Installation Best Practices for HDPE Geomembranes
Material quality must be matched by precise installation. Properly installed HDPE forms a continuous, low-permeability barrier essential for containment. Best practices include engaging qualified installers and independent construction quality assurance (CQA) teams, developing detailed panel layouts, managing weather windows for seaming, and maintaining thorough documentation (as-builts, seam logs, test records). Controlling wrinkles, thermal movement, and equipment traffic significantly improves long-term outcomes.
Surface Preparation
Before installation, prepare the substrate carefully:
- Leveling the Ground: Remove sharp rocks and debris to limit puncture risk. Smooth subgrades minimize point loads and allow intimate liner contact. In coarse drainage zones or high-impact areas, place a cushioning nonwoven geotextile beneath the geomembrane to reduce puncture potential.
- Compacting the Surface: Uniformly compact the base to limit post-installation settlement and shifting. Moisture conditioning and fine grading at benches, anchor trenches, and around pipes help sustain liner support during ore placement and seasonal wet–dry cycles.
Seaming Techniques
Seams transform panels into a continuous barrier. Double hot-wedge fusion seams with an enclosed air channel enable non-destructive air pressure testing, while extrusion fillet seams serve repairs and details around penetrations. Best practice includes trial seams to confirm settings, routine destructive peel and shear testing, and complete documentation of results.
Securing the Geomembrane
Effective edge anchoring and ballast prevent movement from wind and operations. Anchor trenches are sized to resist uplift and sliding, and temporary ballast (sandbags or protective tires) controls wind during deployment. Where liners remain exposed, account for thermal cycling at terminations. Protective cover layers—geotextiles, gravel, or overliner soil—shield the liner from UV and mechanical damage during ore placement.
Case Study: Successful HDPE Application in Heap Leaching
At a copper operation in Chile, a 1.5 mm HDPE geomembrane reduced chemical losses and prevented contamination while withstanding acidic leachate. The design used a composite liner with drainage geonet and a leak collection layer beneath the primary liner, enabling continuous monitoring. Electrical leak location surveys after installation and following initial ore placement confirmed liner continuity, and minor defects detected during commissioning were repaired rapidly.

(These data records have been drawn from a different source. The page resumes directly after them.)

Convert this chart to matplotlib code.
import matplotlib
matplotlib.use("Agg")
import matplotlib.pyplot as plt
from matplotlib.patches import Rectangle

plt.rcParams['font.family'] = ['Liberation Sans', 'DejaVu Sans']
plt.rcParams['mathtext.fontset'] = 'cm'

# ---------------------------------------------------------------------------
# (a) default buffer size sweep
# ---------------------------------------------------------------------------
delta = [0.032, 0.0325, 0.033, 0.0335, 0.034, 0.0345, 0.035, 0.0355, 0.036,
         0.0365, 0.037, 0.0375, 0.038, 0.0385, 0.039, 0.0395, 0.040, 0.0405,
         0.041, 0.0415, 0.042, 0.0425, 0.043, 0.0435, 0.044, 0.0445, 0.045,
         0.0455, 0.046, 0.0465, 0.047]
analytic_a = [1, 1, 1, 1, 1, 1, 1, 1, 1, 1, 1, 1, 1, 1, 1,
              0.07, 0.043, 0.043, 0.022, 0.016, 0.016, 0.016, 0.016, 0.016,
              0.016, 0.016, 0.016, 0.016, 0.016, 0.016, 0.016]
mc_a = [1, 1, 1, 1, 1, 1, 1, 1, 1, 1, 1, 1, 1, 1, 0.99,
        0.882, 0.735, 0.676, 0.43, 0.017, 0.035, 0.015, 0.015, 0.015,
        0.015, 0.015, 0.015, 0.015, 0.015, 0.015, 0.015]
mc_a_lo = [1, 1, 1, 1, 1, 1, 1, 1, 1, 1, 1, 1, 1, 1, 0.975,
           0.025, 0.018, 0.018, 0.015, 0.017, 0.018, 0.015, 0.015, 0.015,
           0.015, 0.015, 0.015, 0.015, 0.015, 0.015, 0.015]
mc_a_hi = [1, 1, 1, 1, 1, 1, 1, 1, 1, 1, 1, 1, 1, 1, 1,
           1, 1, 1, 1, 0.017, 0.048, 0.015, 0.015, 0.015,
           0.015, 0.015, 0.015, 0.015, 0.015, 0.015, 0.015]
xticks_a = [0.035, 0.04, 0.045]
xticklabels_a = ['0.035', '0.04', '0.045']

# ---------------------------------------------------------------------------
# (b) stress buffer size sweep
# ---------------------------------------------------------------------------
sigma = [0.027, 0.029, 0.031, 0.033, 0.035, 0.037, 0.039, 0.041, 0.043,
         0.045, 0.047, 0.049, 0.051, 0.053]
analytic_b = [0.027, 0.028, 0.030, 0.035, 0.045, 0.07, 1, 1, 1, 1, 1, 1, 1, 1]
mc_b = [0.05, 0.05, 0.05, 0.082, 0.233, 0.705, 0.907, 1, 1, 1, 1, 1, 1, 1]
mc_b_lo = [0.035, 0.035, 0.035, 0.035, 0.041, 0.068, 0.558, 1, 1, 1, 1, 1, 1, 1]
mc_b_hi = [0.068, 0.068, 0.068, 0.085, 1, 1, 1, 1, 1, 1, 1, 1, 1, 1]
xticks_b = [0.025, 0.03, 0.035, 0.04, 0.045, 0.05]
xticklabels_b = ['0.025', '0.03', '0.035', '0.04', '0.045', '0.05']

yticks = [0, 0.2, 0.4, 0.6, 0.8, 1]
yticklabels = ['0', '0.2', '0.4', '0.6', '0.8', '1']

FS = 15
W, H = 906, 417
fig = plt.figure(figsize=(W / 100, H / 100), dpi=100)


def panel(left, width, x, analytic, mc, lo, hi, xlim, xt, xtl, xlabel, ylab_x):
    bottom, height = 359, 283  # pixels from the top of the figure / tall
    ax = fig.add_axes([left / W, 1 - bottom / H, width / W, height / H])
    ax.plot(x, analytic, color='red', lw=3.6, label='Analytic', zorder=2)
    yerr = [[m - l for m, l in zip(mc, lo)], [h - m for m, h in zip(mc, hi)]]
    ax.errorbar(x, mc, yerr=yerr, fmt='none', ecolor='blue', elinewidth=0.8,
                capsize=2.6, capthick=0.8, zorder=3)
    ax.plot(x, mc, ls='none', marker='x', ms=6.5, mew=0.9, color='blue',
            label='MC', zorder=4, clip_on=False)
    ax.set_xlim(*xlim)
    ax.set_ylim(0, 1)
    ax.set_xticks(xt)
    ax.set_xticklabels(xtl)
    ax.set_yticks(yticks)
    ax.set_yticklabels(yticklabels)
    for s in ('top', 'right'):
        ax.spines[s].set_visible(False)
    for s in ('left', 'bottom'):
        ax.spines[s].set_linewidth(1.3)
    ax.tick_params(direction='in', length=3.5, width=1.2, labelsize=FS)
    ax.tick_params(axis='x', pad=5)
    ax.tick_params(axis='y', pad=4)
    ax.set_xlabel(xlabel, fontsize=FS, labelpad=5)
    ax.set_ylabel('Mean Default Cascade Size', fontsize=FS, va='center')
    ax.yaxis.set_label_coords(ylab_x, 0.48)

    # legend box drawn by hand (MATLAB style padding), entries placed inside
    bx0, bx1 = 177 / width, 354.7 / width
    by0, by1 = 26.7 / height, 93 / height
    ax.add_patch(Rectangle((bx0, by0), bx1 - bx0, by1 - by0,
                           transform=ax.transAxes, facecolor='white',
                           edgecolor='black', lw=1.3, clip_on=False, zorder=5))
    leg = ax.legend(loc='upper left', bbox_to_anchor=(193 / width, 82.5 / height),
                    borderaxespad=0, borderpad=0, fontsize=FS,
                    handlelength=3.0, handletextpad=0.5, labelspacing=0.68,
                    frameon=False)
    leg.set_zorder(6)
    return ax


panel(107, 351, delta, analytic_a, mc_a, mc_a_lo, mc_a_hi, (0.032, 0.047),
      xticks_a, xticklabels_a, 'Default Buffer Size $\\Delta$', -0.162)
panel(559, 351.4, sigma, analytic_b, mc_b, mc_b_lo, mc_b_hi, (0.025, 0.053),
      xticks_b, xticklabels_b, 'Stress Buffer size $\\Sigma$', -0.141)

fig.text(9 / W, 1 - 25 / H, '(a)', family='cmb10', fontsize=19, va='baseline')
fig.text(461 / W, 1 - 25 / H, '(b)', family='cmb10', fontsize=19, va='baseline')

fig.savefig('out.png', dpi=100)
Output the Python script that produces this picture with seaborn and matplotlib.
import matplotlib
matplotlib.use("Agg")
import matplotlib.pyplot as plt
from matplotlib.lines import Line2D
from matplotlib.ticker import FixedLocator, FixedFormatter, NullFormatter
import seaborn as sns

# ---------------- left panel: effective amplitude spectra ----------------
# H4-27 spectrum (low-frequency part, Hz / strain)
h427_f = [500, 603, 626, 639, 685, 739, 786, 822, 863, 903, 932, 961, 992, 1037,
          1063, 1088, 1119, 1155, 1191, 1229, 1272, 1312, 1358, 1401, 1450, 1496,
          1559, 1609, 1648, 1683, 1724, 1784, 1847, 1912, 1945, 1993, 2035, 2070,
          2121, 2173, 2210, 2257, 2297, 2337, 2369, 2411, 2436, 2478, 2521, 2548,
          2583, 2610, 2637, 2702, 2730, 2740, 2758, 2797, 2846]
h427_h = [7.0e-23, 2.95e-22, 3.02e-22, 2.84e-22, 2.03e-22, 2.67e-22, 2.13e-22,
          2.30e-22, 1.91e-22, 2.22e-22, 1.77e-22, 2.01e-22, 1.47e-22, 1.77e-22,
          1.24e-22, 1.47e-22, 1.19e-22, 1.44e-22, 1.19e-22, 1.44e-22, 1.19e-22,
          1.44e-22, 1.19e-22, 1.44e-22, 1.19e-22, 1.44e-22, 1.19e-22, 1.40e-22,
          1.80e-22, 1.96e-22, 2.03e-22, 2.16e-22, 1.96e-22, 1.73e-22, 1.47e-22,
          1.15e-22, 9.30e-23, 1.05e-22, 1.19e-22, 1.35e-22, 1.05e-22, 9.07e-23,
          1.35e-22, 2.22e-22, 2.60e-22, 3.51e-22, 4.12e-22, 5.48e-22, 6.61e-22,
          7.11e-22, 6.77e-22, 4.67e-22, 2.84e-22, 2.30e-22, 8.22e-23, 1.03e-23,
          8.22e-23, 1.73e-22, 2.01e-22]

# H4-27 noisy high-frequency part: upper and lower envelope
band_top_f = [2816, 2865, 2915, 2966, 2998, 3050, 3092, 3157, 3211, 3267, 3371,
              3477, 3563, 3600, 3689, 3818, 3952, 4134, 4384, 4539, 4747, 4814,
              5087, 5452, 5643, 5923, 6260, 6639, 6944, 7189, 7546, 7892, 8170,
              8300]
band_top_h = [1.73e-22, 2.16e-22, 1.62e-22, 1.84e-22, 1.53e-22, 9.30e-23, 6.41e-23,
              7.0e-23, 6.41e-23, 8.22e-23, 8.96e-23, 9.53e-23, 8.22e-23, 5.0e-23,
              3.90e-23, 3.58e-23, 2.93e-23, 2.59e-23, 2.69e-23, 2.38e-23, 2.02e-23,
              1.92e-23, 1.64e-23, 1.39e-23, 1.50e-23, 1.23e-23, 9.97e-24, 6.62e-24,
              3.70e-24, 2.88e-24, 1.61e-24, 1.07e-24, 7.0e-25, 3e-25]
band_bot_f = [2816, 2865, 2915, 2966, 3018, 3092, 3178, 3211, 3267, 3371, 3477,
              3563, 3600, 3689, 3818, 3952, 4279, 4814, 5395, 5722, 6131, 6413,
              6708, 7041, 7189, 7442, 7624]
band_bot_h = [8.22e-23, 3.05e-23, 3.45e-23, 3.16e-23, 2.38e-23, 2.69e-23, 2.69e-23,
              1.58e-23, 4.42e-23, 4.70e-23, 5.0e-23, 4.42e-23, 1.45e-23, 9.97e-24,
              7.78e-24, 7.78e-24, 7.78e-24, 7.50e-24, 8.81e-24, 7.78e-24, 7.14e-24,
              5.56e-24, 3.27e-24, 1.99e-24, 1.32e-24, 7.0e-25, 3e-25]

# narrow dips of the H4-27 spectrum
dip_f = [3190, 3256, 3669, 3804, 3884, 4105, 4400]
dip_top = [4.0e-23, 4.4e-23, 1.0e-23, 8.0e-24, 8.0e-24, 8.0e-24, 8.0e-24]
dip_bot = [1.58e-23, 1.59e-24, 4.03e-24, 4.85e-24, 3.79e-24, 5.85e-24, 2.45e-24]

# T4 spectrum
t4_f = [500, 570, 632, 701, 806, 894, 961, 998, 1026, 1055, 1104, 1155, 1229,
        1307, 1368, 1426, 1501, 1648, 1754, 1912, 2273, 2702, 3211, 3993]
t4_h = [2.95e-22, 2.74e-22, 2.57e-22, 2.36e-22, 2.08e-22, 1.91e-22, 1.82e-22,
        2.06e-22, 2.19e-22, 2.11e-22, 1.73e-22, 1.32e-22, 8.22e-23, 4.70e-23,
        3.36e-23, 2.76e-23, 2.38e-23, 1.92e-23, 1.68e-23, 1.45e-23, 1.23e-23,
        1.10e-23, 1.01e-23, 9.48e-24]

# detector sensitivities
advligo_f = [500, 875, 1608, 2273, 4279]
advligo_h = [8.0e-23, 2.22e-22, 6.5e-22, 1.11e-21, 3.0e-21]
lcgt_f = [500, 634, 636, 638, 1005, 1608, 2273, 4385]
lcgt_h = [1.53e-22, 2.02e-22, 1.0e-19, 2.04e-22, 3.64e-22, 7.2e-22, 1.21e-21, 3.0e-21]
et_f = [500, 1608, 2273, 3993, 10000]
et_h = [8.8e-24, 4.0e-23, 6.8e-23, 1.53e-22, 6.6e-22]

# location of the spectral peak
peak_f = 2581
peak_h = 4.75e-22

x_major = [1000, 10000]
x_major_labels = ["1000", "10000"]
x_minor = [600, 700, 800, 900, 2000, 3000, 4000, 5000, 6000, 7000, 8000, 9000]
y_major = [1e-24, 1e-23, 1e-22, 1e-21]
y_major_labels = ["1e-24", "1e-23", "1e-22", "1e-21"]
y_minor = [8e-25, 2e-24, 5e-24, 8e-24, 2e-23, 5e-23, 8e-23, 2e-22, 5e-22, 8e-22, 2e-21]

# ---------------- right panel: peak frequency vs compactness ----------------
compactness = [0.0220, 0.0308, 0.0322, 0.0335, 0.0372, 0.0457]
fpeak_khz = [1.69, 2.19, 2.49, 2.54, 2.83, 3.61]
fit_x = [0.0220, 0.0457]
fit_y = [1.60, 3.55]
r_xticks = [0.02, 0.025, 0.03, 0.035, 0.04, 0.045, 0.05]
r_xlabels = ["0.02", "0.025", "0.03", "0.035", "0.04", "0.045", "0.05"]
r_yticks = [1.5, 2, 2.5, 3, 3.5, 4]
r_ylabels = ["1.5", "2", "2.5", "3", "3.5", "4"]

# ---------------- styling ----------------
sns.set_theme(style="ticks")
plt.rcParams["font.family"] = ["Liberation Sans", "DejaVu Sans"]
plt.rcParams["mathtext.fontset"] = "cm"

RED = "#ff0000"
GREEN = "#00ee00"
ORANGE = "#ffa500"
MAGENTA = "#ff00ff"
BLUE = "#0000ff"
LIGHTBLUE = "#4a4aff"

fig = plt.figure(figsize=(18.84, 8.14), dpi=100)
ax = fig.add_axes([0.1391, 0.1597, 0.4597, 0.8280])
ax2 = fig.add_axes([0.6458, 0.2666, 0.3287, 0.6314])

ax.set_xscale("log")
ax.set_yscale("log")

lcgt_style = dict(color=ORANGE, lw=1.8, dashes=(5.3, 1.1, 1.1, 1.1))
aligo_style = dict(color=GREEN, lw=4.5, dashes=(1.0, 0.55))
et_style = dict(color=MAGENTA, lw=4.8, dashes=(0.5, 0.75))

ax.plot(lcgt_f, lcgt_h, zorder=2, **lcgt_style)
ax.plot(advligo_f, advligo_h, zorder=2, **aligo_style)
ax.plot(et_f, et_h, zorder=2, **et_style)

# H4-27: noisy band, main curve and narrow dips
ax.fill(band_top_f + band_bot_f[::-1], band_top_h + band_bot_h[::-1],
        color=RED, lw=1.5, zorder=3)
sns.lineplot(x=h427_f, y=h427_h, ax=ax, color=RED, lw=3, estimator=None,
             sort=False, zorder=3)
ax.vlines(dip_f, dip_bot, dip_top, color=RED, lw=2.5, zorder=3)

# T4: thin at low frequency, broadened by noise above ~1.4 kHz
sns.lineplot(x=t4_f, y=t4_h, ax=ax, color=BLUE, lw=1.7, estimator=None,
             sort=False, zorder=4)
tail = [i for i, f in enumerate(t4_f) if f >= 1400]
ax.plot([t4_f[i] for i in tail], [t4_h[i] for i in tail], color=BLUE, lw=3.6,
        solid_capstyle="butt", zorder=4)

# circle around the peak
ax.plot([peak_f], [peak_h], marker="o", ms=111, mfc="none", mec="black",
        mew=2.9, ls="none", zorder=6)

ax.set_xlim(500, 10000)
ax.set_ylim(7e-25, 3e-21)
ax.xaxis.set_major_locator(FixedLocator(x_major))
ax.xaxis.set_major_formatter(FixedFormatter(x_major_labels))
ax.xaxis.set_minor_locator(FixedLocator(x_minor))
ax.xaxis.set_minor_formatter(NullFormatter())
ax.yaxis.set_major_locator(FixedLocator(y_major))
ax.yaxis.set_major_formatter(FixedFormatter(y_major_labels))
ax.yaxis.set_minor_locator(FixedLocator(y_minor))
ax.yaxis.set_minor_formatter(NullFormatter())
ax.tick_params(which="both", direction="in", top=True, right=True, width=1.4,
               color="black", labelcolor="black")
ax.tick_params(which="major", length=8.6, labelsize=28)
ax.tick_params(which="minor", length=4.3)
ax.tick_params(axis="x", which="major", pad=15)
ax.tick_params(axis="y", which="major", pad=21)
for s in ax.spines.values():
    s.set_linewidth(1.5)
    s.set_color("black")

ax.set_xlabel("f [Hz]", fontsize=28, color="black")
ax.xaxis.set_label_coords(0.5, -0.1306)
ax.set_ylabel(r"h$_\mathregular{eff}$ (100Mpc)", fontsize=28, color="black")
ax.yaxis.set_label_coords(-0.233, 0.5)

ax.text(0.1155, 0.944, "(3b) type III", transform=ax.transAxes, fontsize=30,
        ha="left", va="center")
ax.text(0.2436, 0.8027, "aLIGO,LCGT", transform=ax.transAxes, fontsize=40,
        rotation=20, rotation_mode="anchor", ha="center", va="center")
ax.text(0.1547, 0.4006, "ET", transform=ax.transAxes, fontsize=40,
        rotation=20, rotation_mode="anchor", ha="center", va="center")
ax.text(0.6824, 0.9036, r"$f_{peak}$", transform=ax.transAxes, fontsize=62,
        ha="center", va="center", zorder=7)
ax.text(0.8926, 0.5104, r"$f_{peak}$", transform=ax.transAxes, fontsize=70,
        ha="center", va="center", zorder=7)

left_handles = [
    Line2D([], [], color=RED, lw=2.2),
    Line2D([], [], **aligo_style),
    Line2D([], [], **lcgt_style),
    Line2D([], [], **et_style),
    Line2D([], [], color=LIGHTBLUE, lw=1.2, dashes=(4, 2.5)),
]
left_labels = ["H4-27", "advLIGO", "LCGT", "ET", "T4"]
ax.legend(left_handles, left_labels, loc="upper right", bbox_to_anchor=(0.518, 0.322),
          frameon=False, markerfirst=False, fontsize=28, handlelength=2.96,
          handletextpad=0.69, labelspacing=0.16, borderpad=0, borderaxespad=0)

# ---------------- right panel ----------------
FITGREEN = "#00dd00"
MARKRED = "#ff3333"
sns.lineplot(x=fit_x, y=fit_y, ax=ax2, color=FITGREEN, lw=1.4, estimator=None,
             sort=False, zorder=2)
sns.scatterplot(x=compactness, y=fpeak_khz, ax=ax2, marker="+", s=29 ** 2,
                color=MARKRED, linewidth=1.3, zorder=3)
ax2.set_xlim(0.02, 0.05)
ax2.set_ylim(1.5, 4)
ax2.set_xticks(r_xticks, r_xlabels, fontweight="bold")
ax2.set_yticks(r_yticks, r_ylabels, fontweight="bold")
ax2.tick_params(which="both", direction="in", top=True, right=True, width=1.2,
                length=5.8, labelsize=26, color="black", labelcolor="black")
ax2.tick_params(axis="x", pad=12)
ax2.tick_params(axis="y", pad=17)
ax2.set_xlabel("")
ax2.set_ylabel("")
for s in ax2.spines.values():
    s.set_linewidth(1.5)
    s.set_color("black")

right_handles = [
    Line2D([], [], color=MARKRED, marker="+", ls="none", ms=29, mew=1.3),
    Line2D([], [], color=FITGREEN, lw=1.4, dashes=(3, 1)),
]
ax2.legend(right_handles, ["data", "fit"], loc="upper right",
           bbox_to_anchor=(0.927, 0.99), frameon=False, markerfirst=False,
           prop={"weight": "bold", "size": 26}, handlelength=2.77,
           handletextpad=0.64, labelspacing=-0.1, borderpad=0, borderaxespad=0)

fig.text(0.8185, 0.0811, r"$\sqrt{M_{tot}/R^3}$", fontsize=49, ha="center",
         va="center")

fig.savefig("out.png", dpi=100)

Textured liners on slopes, robust seaming procedures, and routine inspection delivered strong metallurgical performance and environmental compliance. The approach is broadly replicable: sound material selection, disciplined installation, and ongoing monitoring produce predictable, long-term containment.
Maintaining HDPE Geomembranes
HDPE is durable, but routine maintenance preserves performance. Establish scheduled inspections around seasonal risks, verify solution management to prevent overtopping, and coordinate traffic and loading on exposed segments. A proactive plan prevents small issues from becoming costly downtime.
- Routine Inspections: Inspect for wear, punctures, wrinkles, tension lines, abrasion, animal activity, or localized chemical spills. Prioritize seams, penetrations, slope transitions, and high-traffic areas where overliner materials are placed or removed.
- Leak Detection: Use electrical leak location (ELL) methods—water puddle, water lance, or dipole—on exposed or covered liners. Conductive-backed geomembranes improve sensitivity. Integrating leak collection and removal below the primary liner provides early warning and simplifies targeted repairs.
- Repairs: Repair damage promptly with matching HDPE using compatible seaming. Clean and prepare the surface, apply extrusion or fusion welding, and verify with non-destructive testing. Schedule work in suitable weather and document patch locations, sizes, and test results.
Training site personnel to recognize damage, staging repair materials, and maintaining clear reporting channels support rapid response and sustained system integrity.
Future Trends in Geomembrane Technology
Geomembrane technology continues to advance toward higher performance and sustainability. Trends include conductive-backed liners that facilitate ELL throughout the lifecycle, enhanced antioxidant packages for extended service life in high-UV regions, and resins with improved resistance to slow crack growth. Improved UV resistance, lower permeability, and data-enabled monitoring are extending service life and enabling proactive maintenance.
Attention is also shifting to design for decommissioning—strategies for liner recovery, recycling pathways, and thorough documentation of installed materials. Digital tools that centralize as-built records, QA/QC data, and monitoring results are improving transparency and enabling data-driven planning that supports sustainability goals and regulatory expectations.
Conclusion: The Crucial Role of HDPE Geomembranes in Mining
With increasing environmental expectations, effective chemical containment is essential. HDPE geomembranes deliver superior chemical and mechanical resistance and long service life. Integrated with drainage, leak detection, and quality installation, they form robust barriers that protect water resources and ecosystems while supporting consistent recovery.
Investing in high-quality HDPE liners improves compliance, reliability, and operating efficiency. Early involvement of experienced designers, certified installers, and independent CQA professionals reduces risk, accelerates commissioning, and builds confidence among regulators and communities.
Adopting advanced geomembranes reflects a forward-looking approach to mining that balances production with protection. As technologies and standards evolve, HDPE will remain the cornerstone of heap leach containment—delivering reliable performance today and safeguarding environmental quality for the future.